Exactement, c'est la réalité de la guerre sur le terrain. Nous avons déjà brièvement parlé de « Vladimir, arrête », n'est-ce pas ? Mais ici, en Ukraine, on considère que le plan de paix de Trump est la proposition de Poutine, mais traduite en anglais.

Il est impossible que l'Ukraine accepte ces conditions. Je vais vous énumérer brièvement ce que comprend le plan de paix que le président américain a présenté au président ukrainien : l'Ukraine doit accepter un cessez-le-feu sur la ligne de front actuelle sans que les troupes russes se retirent ni donnent aucune garantie ; la levée de toutes les sanctions contre la Fédération de Russie par les États-Unis, ce qui est l'une des principales revendications de Poutine depuis le début ; l'Ukraine doit renoncer à la Crimée et aux territoires occupés à Louhansk, Donetsk, Zaporijia et Kherson, soit 20 % de son territoire plus la Crimée ; le refus de l'Ukraine de faire partie de l'OTAN laisse toutefois ouverte la possibilité pour l'Ukraine de rejoindre l'Union européenne, mais sans aucune garantie de défense ; et des négociations directes entre l'Ukraine et la Russie. 

Et bien sûr, le président Trump a également inclus la signature d'un accord minier entre l'Ukraine et les États-Unis et le transfert de la centrale nucléaire de Zaporijia, qui, rappelons-le, est la plus grande d'Europe et qui serait placée sous le contrôle des États-Unis, qui l'exploiteraient dans le cadre d'un accord de coopération énergétique avec la Russie. 

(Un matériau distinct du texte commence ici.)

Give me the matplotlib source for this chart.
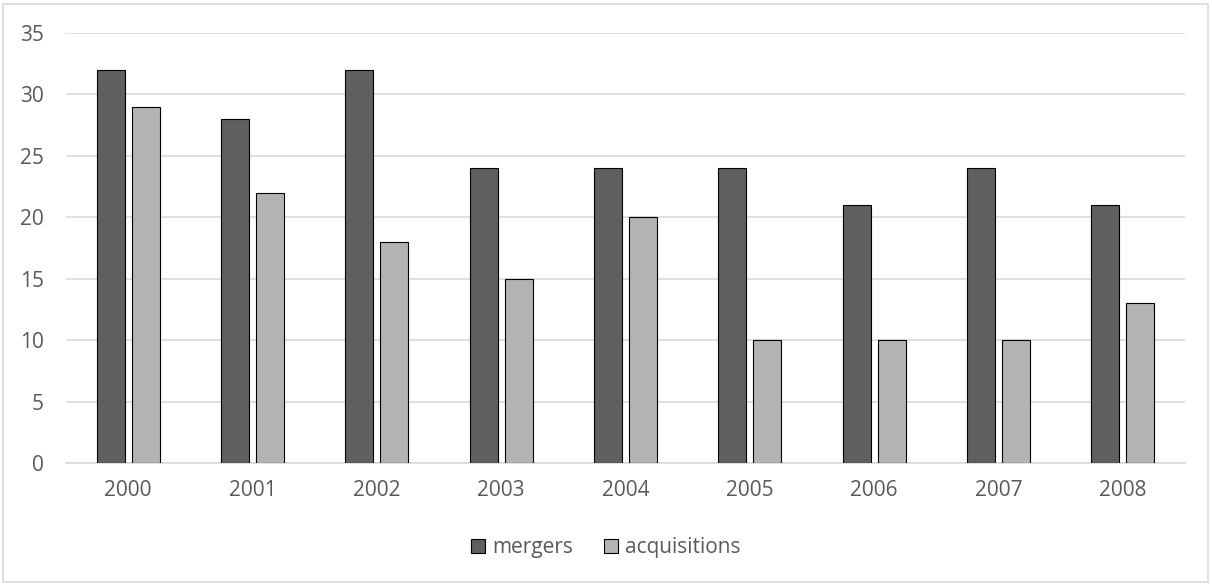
import numpy as np
import matplotlib.pyplot as plt
import matplotlib.patches as mpatches

years = ['2000', '2001', '2002', '2003', '2004', '2005', '2006', '2007', '2008']
mergers = [32, 28, 32, 24, 24, 24, 21, 24, 21]
acquisitions = [29, 22, 18, 15, 20, 10, 10, 10, 13]

plt.rcParams['font.family'] = ['Open Sans', 'DejaVu Sans']

fig = plt.figure(figsize=(12.12, 5.85), dpi=100)
ax = fig.add_axes([66/1212, 1 - 463/585, (1185-66)/1212, (463-33)/585])

x = np.arange(len(years))
w = 0.225
ax.bar(x - 0.14, mergers, w, color='#5f5f5f', edgecolor='black', linewidth=0.8, label='mergers', zorder=3)
ax.bar(x + 0.14, acquisitions, w, color='#b3b3b3', edgecolor='black', linewidth=0.8, label='acquisitions', zorder=3)

ax.set_xlim(-0.5, len(years) - 0.5)
ax.set_ylim(0, 35)
ax.set_yticks(range(0, 36, 5))
ax.set_xticks(x)
ax.set_xticklabels(years)
ax.yaxis.grid(True, color='#d9d9d9', linewidth=1.2, zorder=0)
for s in ['top', 'right', 'left']:
    ax.spines[s].set_visible(False)
ax.spines['bottom'].set_color('#d9d9d9')
ax.spines['bottom'].set_linewidth(1.2)
ax.tick_params(length=0, labelsize=15, labelcolor='#595959')
ax.tick_params(axis='y', pad=16)
ax.tick_params(axis='x', pad=12)

fig.legend(loc='center', bbox_to_anchor=(0.5, 1 - 548/585), ncol=2, frameon=False,
           fontsize=15, labelcolor='#595959', handlelength=0.65, handleheight=0.65,
           handletextpad=0.35, columnspacing=1.5)

border = mpatches.Rectangle((3/1212, 3/585), 1 - 7/1212, 1 - 7/585, transform=fig.transFigure,
                            fill=False, edgecolor='#d9d9d9', linewidth=1.2)
fig.patches.append(border)

fig.savefig('out.png', dpi=100)
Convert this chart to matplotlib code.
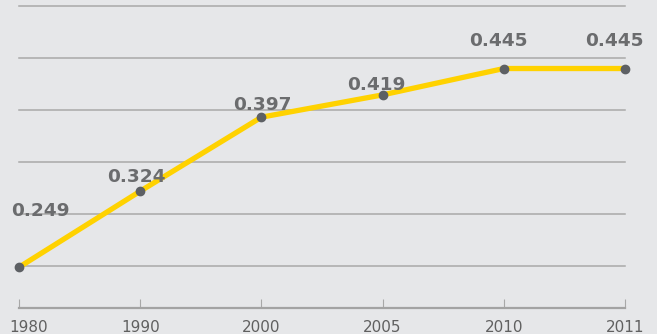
import matplotlib
matplotlib.use("Agg")
import matplotlib.pyplot as plt
import matplotlib.transforms as mtransforms
import numpy as np

# Data
years = ["1980", "1990", "2000", "2005", "2010", "2011"]
values = [0.249, 0.324, 0.397, 0.419, 0.445, 0.445]
labels = ["0.249", "0.324", "0.397", "0.419", "0.445", "0.445"]

# label offsets in pixels (dx, dy of baseline centre relative to point)
label_dx = [21.5, -4, 1, -6, -5.5, -11]
label_dy = [51, 9, 7, 5, 23, 23]

BG = "#e6e7e9"
W, H = 657, 334
fig = plt.figure(figsize=(W / 100, H / 100), dpi=100, facecolor=BG)
left, right, top, bottom = 19, 625, 6, 308
ax = fig.add_axes([left / W, 1 - bottom / H, (right - left) / W, (bottom - top) / H])
ax.set_facecolor(BG)

x = np.arange(len(years))
ytop, ybot = 0.50667, 0.20878
ax.set_xlim(0, len(years) - 1)
ax.set_ylim(ybot, ytop)

grid_vals = ytop - np.arange(6) * 0.05129
for g in grid_vals:
    ax.axhline(g, color="#a9a9a9", lw=1.1, zorder=1, clip_on=False)

ax.plot(x, values, color="#ffd200", lw=3.8, zorder=3, clip_on=False,
        solid_capstyle="butt")
ax.plot(x, values, "o", color="#5d6064", ms=6, zorder=4, clip_on=False)

for xi, v, lab, dx, dy in zip(x, values, labels, label_dx, label_dy):
    ax.annotate(lab, (xi, v), xytext=(dx, dy), textcoords="offset pixels",
                ha="center", va="baseline", fontsize=13.3, fontweight="bold",
                family="DejaVu Sans", color="#6b6c6e", zorder=5)

for s in ["top", "left", "right"]:
    ax.spines[s].set_visible(False)
ax.spines["bottom"].set_color("#a3a3a3")
ax.spines["bottom"].set_linewidth(1.6)
ax.set_yticks([])
ax.set_xticks(x)
ax.set_xticklabels(years)
ax.tick_params(axis="x", direction="in", length=6.5, width=0.8, color="#a8a8a8",
               labelsize=11, labelcolor="#606060", pad=8.5)

# shift first tick label right so it stays inside
lbl0 = ax.get_xticklabels()[0]
lbl0.set_transform(lbl0.get_transform() + mtransforms.ScaledTranslation(10 / 100, 0, fig.dpi_scale_trans))

fig.savefig("out.png", dpi=100, facecolor=BG)
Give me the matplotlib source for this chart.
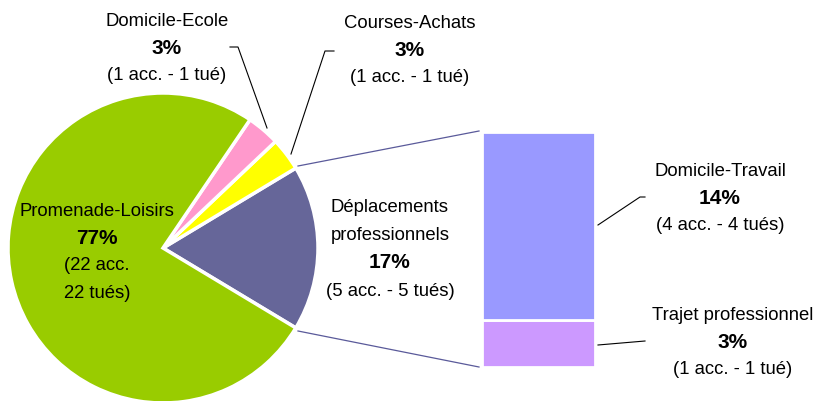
import matplotlib.pyplot as plt

# pie: main purposes of travel (number of accidents)
pie_labels = ['Déplacements\nprofessionnels', 'Courses-Achats', 'Domicile-Ecole', 'Promenade-Loisirs']
pie_acc = [5, 1, 1, 22]
pie_tues = [5, 1, 1, 22]
pie_pct = ['17%', '3%', '3%', '77%']
pie_colors = ['#666699', '#FFFF00', '#FF99CC', '#99CC00']

# bar: split of "Déplacements professionnels"
bar_labels = ['Trajet professionnel', 'Domicile-Travail']
bar_acc = [1, 4]
bar_tues = [1, 4]
bar_pct = ['3%', '14%']
bar_colors = ['#CC99FF', '#9999FF']

H = 401
plt.rcParams['font.family'] = ['Liberation Sans', 'DejaVu Sans']

fig = plt.figure(figsize=(8.2, 4.01), dpi=100)
ax = fig.add_axes([0, 0, 1, 1])

total = sum(pie_acc)
start = -360 * pie_acc[0] / total / 2
wedges, _ = ax.pie(pie_acc, colors=pie_colors, startangle=start, counterclock=True,
                   center=(163, H - 248), radius=155,
                   wedgeprops=dict(edgecolor='white', linewidth=2.5))

unit = 47
bottom = H - 367
for v, c in zip(bar_acc, bar_colors):
    ax.bar(538.5, v * unit, width=113, bottom=bottom, color=c,
           edgecolor='white', linewidth=2)
    bottom += v * unit

ax.set_xlim(0, 820)
ax.set_ylim(0, H)
ax.set_aspect('auto')
ax.axis('off')

# connectors pie -> bar
ax.plot([298, 479], [H - 166, H - 131], color='#5a5a9a', lw=0.9)
ax.plot([298, 479], [H - 331, H - 367], color='#5a5a9a', lw=0.9)


def tues(n):
    return '1 tué' if n == 1 else '%d tués' % n


def label(x, y0, name, pct, acc, tue, gap=27.5, split=False):
    y = y0
    for ln in name.split('\n'):
        ax.text(x, H - y, ln, ha='center', va='center', fontsize=13.3)
        y += gap
    ax.text(x, H - y, pct, ha='center', va='center', fontsize=15, fontweight='bold')
    y += gap
    if split:
        ax.text(x, H - y, '(%d acc.' % acc, ha='center', va='center', fontsize=13.3)
        y += gap
        ax.text(x, H - y, '%s)' % tues(tue), ha='center', va='center', fontsize=13.3)
    else:
        ax.text(x, H - y, '(%d acc. - %s)' % (acc, tues(tue)), ha='center', va='center', fontsize=13.3)


label(390, 207, pie_labels[0], pie_pct[0], pie_acc[0], pie_tues[0], gap=28)
label(410, 23, pie_labels[1], pie_pct[1], pie_acc[1], pie_tues[1])
label(167, 21, pie_labels[2], pie_pct[2], pie_acc[2], pie_tues[2])
label(97, 212, pie_labels[3], pie_pct[3], pie_acc[3], pie_tues[3], gap=27, split=True)
label(733, 315, bar_labels[0], bar_pct[0], bar_acc[0], bar_tues[0])
label(720, 171, bar_labels[1], bar_pct[1], bar_acc[1], bar_tues[1])

# leader lines
ax.plot([230, 238, 267], [H - 47, H - 47, H - 128], color='black', lw=0.8)
ax.plot([334, 325, 291], [H - 51, H - 51, H - 154], color='black', lw=0.8)
ax.plot([598, 640, 645], [H - 225, H - 197, H - 197], color='black', lw=0.8)
ax.plot([598, 645], [H - 345, H - 341], color='black', lw=0.8)

fig.savefig('out.png', dpi=100)
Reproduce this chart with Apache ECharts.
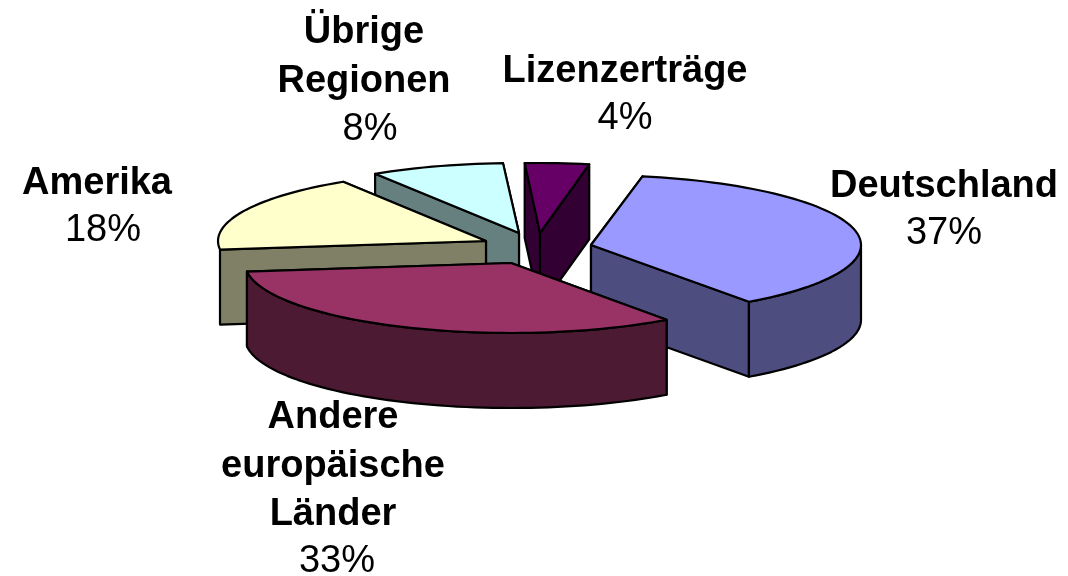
<!DOCTYPE html>
<html>
<head>
<meta charset="utf-8">
<style>
html, body { margin: 0; padding: 0; background: #fff; }
#chart { width: 1068px; height: 576px; }
</style>
<script src="https://cdn.jsdelivr.net/npm/echarts@6/dist/echarts.min.js"></script>
</head>
<body>
<div id="chart"></div>
<script>
// data
var categories = [['Deutschland'], ['Andere', 'europäische', 'Länder'], ['Amerika'], ['Übrige', 'Regionen'], ['Lizenzerträge']];
var shares = [37, 33, 18, 8, 4];

// look
var topColors = ['#9999FF', '#993366', '#FFFFCC', '#CCFFFF', '#660066'];
var wallColors = ['#4D4D80', '#4D1A33', '#808066', '#668080', '#330033'];

// layout of the exploded 3d pie
var firstAngle = 11;        // clockwise from 12 o'clock
var radiusX = [270, 266, 268, 270, 258];
var radiusY = 70;
var depth = 75;
var apexX = [591, 511, 486, 519, 540];
var apexY = [245, 263, 241, 233, 233];
var paintOrder = [4, 3, 2, 0, 1];  // back to front

// label layout: centre x, first line centre y, shift of the percent line
var labelX = [944, 333, 97, 364, 625];
var labelY = [187, 418, 184, 33, 72];
var percentShift = [0, 4, 6, 6, 0];
var percentGap = [46.5, 46.5, 46.5, 48, 46.5];
var lineHeight = 48.5;

var total = 0;
for (var t = 0; t < shares.length; t++) {
    total += shares[t];
}

function sliceAngles(idx) {
    var start = firstAngle;
    for (var i = 0; i < idx; i++) {
        start += shares[i] / total * 360;
    }
    return [start, start + shares[idx] / total * 360];
}

function rimPoint(idx, deg, drop) {
    var rad = deg * Math.PI / 180;
    return [apexX[idx] + radiusX[idx] * Math.sin(rad), apexY[idx] - radiusY * Math.cos(rad) + drop];
}

function arcPoints(idx, from, to, drop) {
    var pts = [];
    var steps = Math.max(2, Math.ceil((to - from) / 2));
    for (var i = 0; i <= steps; i++) {
        pts.push(rimPoint(idx, from + (to - from) * i / steps, drop));
    }
    return pts;
}

function poly(points, fill) {
    return {
        type: 'polygon',
        shape: { points: points },
        style: { fill: fill, stroke: '#000', lineWidth: 2.2, lineJoin: 'round' }
    };
}

function radialWall(idx, deg) {
    var rim = rimPoint(idx, deg, 0);
    return {
        y: rim[1],
        el: poly([[apexX[idx], apexY[idx]], rim, [rim[0], rim[1] + depth], [apexX[idx], apexY[idx] + depth]], wallColors[idx])
    };
}

function textLine(str, x, y, bold) {
    return {
        type: 'text',
        z2: 100,
        style: {
            text: str,
            x: x,
            y: y,
            align: 'center',
            verticalAlign: 'middle',
            fill: '#000',
            font: (bold ? 'bold ' : '') + '38px "Liberation Sans", Arial, sans-serif'
        }
    };
}

function renderSlice(params, api) {
    var idx = api.value(0);
    var ang = sliceAngles(idx);
    var children = [];

    // radial walls, the one further back first
    var walls = [radialWall(idx, ang[0]), radialWall(idx, ang[1])];
    walls.sort(function (a, b) { return a.y - b.y; });
    children.push(walls[0].el, walls[1].el);

    // outer wall only where it faces the viewer, a thin sliver just doubles the edge line
    var from = Math.max(ang[0], 90);
    var to = Math.min(ang[1], 270);
    if (to - from > 10) {
        children.push(poly(arcPoints(idx, from, to, 0).concat(arcPoints(idx, from, to, depth).reverse()), wallColors[idx]));
    }

    // top face
    children.push(poly([[apexX[idx], apexY[idx]]].concat(arcPoints(idx, ang[0], ang[1], 0)), topColors[idx]));

    // label
    var lines = categories[idx];
    for (var i = 0; i < lines.length; i++) {
        children.push(textLine(lines[i], labelX[idx], labelY[idx] + i * lineHeight, true));
    }
    var lastLine = labelY[idx] + (lines.length - 1) * lineHeight;
    children.push(textLine(api.value(1) + '%', labelX[idx] + percentShift[idx], lastLine + percentGap[idx], false));

    return { type: 'group', children: children };
}

var chart = echarts.init(document.getElementById('chart'), null, { renderer: 'canvas' });
chart.setOption({
    animation: false,
    backgroundColor: '#fff',
    series: [{
        type: 'custom',
        coordinateSystem: 'none',
        renderItem: renderSlice,
        data: paintOrder.map(function (i) { return [i, shares[i]]; })
    }]
});
</script>
</body>
</html>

C'est après la présentation de cette proposition par Trump qu'une vague d'attaques massives a eu lieu, et pourtant, le président Trump a déclaré, après ces attaques massives, que Poutine restait disposé à conclure la paix. Il l'a dit au Premier ministre norvégien, Jonas Gahr, qu'il a rencontré dans le bureau ovale, et le président américain n'a pas hésité à affirmer que Poutine contribuait à forger un accord de paix en ne conquérant pas toute l'Ukraine, ce qui était une concession assez importante.